Prince Harry, Nat Geo, Steve Boyes Take Us 'Into The Okavango' A Fragile Ecosystem We Simply MUST Save
/Prince Harry, the Duke of Sussex, discussed his ‘20 year connection’ with Angola and Botswana, posting a heartfelt Instagram message on Thursday. The tribute was created in conjunction with a fundraising event promoting National Geographic’s ‘Into The Okavango’ documentary film.
Harry explained that he is ‘grateful’ to see National Geographic partnering with both the Angolan government and The Halo Trust to promote the sustainable management of the Okavango Delta’s resources.
The fragile ecosystem is the primary water source for a million people and is home to the world's largest remaining elephant population, and its source rivers are in Angola. Significant populations of lions, cheetahs and hundreds of species of birds also live in this once unspoiled oasis now under seige.

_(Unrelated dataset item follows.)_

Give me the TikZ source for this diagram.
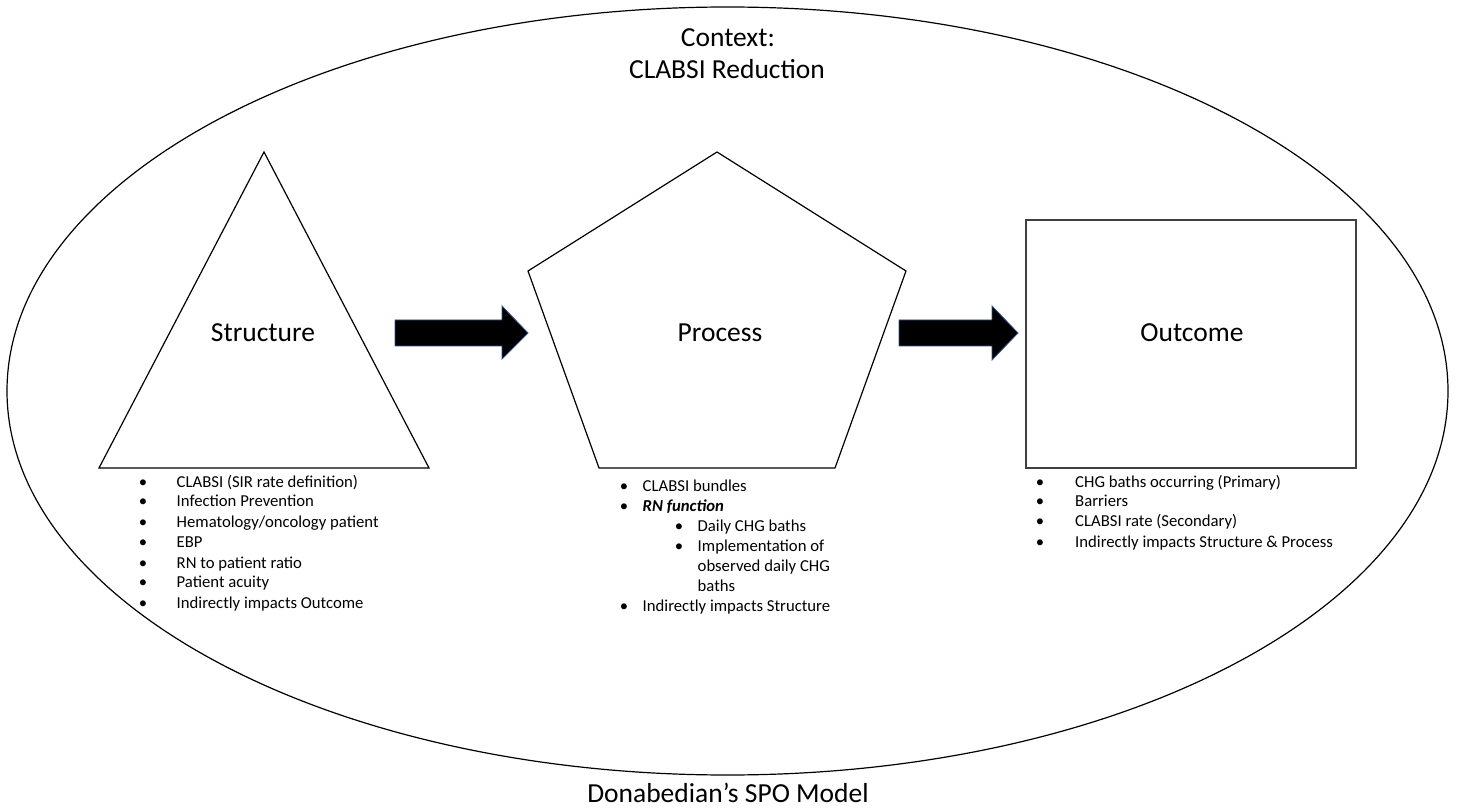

“Millions of people, food security and regional power generation are dependant on these free-flowing rivers. Threats such as uncontrolled fires, the bushmeat trade, unsustainable harvesting of the forest and rapid biodiversity loss are already destroying this incredible and delicate landscape. Known by the locals as ‘Source of life’, this ecosystem is wilderness at its best, playing an absolutely crucial role for the planet, people and wildlife. This is our one and only chance to save this magnificent last Eden.”
From National Geographic Documentary Films, ‘Into the Okavango’ chronicles a team of modern-day explorers on their first epic four-month, 1,500-mile expedition across three countries to save the river system that feeds the Okavango Delta, one of our planet’s last wetland wildernesses.
Since 2015, National Geographic Fellow Dr. Steve Boyes and an interdisciplinary team of scientists and explorers have been surveying the river system and working to protect the Okavango watershed.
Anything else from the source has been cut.